* _Exercise inputs_

┄┄┄┄┄┄┄┄┄┄

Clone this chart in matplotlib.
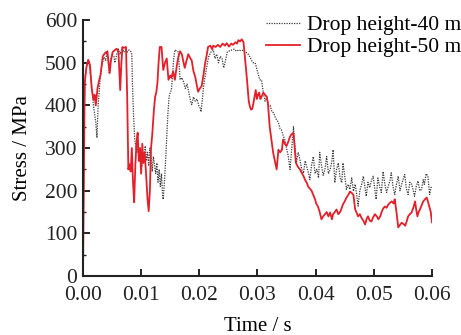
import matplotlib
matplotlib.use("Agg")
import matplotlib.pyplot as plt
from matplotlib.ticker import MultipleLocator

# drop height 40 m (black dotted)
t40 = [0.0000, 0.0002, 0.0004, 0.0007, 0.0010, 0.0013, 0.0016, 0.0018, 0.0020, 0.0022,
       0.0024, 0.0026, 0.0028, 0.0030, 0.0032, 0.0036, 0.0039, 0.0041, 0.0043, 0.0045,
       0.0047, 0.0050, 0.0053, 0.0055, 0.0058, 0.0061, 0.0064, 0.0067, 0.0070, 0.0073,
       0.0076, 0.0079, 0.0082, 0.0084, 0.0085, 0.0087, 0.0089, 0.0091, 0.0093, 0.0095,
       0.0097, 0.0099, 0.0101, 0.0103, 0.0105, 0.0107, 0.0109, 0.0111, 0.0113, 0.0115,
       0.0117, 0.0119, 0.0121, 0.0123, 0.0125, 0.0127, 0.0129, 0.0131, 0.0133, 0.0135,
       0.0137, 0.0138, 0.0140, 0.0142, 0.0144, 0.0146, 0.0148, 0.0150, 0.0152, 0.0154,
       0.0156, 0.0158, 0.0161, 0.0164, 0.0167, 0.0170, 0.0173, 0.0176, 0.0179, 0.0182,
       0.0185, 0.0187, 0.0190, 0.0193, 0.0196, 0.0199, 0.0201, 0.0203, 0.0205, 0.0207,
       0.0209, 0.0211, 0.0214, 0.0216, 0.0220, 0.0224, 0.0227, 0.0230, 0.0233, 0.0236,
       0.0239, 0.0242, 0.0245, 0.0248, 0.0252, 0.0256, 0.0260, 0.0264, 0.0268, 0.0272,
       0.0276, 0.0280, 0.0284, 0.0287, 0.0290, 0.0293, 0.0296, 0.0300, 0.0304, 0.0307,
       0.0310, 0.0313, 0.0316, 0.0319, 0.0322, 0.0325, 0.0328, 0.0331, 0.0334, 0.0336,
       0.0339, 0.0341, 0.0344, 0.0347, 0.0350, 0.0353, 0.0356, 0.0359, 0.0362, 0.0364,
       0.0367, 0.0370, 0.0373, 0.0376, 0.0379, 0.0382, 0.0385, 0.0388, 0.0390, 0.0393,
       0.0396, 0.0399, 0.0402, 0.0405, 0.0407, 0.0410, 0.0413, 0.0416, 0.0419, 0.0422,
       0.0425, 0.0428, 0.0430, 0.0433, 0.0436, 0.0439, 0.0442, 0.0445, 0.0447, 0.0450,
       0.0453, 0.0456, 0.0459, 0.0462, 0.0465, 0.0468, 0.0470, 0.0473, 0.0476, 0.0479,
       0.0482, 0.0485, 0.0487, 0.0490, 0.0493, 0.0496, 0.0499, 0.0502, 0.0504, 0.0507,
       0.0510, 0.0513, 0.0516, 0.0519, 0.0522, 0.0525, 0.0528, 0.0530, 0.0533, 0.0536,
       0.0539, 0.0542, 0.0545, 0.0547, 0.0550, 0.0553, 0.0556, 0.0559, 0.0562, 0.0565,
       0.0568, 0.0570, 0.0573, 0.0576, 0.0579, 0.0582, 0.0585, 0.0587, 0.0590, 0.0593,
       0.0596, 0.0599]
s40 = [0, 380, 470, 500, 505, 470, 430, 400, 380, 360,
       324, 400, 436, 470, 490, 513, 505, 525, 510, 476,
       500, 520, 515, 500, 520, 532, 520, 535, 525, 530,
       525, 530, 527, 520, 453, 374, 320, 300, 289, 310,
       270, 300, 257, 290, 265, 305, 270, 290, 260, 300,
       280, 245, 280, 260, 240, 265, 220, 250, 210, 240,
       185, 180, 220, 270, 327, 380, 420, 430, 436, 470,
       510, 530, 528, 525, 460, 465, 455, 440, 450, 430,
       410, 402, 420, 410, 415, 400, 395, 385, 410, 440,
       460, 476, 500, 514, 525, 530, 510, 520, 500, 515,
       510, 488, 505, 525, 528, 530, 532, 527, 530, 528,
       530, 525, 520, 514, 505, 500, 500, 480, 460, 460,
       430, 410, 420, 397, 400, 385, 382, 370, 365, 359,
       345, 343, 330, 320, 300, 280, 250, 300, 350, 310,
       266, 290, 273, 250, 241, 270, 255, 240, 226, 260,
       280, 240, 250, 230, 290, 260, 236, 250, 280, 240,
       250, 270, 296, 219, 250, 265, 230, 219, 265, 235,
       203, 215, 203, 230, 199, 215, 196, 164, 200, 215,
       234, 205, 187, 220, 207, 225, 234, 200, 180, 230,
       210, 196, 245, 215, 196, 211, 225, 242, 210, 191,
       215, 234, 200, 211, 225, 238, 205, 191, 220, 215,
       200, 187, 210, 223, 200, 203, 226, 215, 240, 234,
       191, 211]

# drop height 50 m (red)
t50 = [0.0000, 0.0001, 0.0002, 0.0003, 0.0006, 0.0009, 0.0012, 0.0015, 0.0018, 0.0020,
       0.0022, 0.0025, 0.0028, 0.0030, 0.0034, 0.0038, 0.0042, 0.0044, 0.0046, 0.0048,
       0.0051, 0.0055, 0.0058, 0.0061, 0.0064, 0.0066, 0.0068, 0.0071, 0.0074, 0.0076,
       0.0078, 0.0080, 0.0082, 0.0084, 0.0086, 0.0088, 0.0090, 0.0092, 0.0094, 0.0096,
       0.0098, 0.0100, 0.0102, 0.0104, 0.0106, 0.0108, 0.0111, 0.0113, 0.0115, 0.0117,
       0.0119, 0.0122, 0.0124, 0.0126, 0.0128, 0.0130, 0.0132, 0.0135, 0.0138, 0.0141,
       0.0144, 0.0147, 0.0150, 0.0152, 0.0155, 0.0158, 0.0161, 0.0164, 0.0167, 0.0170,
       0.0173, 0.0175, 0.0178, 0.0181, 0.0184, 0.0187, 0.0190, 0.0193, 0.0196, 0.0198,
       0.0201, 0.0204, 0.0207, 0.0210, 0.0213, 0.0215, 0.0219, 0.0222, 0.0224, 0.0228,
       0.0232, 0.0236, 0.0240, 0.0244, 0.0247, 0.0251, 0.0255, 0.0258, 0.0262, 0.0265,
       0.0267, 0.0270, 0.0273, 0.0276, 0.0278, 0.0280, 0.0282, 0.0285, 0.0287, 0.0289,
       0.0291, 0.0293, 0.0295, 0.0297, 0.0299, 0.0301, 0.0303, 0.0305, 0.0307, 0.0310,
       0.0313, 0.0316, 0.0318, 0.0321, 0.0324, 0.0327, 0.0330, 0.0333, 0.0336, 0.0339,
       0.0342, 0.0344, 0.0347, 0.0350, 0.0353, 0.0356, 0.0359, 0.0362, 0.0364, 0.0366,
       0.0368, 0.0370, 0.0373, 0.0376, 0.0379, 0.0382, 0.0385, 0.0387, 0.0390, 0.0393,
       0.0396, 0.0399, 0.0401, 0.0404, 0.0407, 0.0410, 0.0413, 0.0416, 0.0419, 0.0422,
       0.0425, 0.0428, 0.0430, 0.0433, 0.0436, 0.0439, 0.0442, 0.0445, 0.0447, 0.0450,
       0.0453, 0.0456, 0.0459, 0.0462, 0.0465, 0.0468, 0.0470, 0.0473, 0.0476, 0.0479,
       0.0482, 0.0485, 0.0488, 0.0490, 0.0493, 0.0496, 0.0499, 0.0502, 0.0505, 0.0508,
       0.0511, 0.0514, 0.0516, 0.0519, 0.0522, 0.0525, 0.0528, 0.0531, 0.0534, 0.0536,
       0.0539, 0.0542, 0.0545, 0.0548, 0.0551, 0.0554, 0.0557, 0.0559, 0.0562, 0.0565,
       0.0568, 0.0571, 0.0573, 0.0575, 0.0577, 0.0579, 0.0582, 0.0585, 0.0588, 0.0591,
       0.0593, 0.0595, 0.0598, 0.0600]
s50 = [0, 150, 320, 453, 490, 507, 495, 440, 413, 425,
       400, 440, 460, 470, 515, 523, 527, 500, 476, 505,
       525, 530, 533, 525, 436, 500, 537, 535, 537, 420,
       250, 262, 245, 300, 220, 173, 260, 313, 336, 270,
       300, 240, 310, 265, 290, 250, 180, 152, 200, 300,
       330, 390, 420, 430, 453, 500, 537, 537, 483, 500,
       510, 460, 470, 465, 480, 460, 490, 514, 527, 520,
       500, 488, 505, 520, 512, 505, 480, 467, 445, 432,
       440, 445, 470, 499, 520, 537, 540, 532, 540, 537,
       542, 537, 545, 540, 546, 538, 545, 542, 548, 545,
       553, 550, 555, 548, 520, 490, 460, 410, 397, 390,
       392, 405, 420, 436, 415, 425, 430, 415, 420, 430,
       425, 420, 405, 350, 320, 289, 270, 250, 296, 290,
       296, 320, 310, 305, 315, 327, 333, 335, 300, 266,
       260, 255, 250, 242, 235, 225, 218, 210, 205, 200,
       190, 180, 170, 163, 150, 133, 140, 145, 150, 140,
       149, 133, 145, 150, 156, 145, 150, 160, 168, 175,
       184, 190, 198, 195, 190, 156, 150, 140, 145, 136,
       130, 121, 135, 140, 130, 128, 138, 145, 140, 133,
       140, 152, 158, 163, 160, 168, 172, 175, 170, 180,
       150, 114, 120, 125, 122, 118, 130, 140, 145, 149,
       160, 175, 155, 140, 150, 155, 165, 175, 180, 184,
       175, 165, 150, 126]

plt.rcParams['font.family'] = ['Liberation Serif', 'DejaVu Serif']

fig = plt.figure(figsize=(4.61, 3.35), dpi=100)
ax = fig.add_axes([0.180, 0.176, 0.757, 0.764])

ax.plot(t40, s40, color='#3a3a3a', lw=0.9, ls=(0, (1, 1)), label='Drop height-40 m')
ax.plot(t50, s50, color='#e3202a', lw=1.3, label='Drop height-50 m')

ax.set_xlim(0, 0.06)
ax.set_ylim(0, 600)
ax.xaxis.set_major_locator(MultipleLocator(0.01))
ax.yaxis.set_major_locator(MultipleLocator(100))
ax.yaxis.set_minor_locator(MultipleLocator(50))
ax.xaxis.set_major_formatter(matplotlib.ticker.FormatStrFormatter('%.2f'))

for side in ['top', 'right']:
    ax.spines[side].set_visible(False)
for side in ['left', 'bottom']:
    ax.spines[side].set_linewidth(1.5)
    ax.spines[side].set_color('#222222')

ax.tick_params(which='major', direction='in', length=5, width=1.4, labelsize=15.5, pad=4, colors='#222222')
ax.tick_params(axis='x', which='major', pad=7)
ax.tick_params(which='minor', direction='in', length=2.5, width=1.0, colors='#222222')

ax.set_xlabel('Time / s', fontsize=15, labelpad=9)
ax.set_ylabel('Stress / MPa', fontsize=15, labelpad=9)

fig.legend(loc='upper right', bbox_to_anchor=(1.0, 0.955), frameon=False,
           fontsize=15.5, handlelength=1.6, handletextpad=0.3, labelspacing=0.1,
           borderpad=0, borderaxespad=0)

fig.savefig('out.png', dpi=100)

┄┄┄┄┄┄┄┄┄┄

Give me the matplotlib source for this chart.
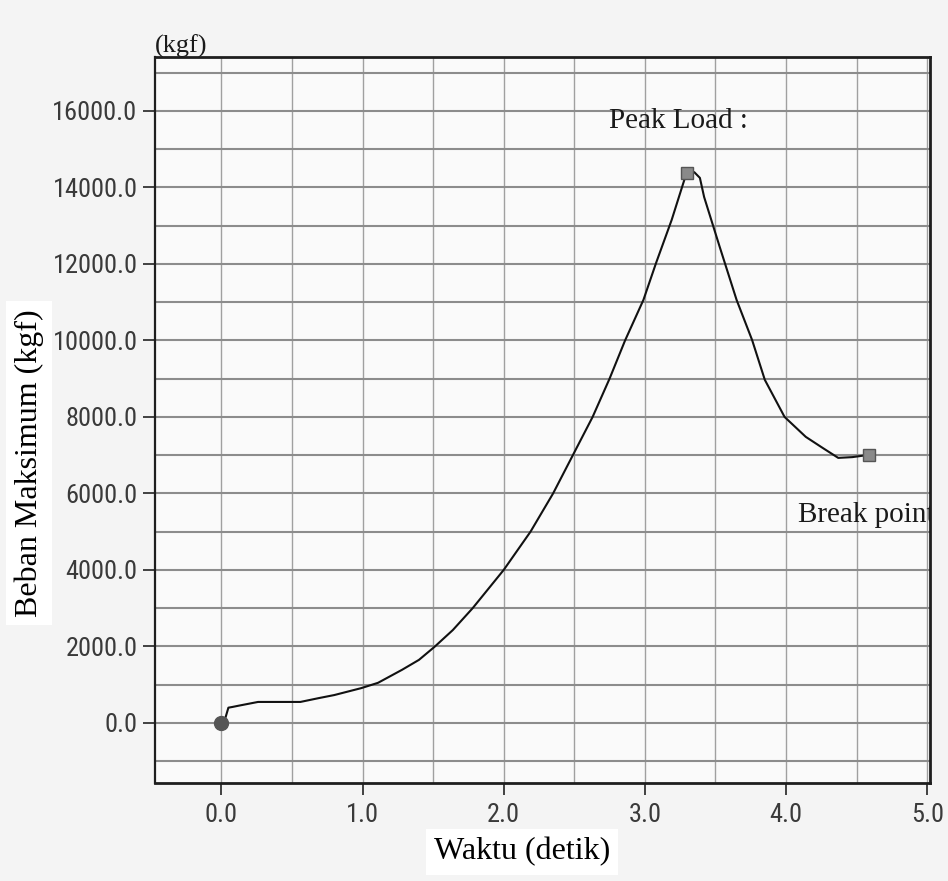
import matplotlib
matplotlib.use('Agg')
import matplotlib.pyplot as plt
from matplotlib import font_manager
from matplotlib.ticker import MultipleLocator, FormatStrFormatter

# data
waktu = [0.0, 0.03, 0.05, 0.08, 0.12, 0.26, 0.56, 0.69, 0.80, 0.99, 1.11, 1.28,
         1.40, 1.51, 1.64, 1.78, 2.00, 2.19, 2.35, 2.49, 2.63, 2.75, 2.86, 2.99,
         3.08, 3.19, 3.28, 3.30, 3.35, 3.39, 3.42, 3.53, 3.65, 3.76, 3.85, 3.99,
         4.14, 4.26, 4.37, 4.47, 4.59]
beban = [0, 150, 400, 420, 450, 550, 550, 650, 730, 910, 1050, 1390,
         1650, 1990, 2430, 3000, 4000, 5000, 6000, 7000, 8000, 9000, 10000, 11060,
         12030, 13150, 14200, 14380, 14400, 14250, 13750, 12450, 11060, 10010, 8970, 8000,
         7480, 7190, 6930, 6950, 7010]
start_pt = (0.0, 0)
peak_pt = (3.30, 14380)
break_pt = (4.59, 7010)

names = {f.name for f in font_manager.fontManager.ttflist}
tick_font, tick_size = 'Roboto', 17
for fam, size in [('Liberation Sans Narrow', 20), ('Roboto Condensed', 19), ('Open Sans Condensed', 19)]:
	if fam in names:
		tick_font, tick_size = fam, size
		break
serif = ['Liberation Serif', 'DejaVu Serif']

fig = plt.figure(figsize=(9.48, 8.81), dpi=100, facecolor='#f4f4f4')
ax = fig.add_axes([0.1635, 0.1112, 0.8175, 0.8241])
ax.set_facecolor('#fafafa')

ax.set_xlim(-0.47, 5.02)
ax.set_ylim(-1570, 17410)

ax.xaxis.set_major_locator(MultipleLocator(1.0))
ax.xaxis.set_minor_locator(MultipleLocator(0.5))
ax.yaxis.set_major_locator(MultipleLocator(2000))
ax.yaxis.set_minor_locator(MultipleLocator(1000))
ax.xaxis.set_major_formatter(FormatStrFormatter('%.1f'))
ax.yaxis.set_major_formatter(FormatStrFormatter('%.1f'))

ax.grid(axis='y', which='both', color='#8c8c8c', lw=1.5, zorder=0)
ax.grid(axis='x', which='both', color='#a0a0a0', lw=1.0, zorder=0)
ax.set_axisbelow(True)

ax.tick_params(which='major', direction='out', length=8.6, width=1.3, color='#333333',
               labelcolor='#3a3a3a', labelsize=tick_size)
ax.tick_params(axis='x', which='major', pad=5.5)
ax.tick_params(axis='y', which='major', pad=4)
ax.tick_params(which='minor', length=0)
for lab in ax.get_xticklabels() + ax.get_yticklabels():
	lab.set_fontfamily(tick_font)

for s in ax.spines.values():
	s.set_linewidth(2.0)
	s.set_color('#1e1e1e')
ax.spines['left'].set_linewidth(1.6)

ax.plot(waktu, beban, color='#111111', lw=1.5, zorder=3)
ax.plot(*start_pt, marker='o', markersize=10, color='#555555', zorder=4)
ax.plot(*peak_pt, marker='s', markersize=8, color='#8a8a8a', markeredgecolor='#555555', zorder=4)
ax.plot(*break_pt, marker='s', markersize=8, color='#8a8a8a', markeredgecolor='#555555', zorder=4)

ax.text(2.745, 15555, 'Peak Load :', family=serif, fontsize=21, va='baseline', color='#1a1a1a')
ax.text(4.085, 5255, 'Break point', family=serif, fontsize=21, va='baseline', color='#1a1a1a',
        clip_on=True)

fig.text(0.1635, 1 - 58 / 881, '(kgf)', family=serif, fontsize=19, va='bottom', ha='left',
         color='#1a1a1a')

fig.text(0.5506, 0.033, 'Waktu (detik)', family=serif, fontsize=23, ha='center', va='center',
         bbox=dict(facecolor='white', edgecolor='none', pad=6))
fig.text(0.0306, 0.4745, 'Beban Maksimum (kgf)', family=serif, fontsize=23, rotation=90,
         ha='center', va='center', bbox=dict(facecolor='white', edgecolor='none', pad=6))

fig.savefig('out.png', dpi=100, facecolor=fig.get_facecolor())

┄┄┄┄┄┄┄┄┄┄

* _What the exercise asks_
Both the line with "Give me the matplotlib source for this chart." and the line with "import MultipleLocator, FormatStrFormatter" belong in the copy, along with every line between them; set them down exactly and skip the pictures.

* _The response_
Give me the matplotlib source for this chart.
import matplotlib
matplotlib.use('Agg')
import matplotlib.pyplot as plt
from matplotlib import font_manager
from matplotlib.ticker import MultipleLocator, FormatStrFormatter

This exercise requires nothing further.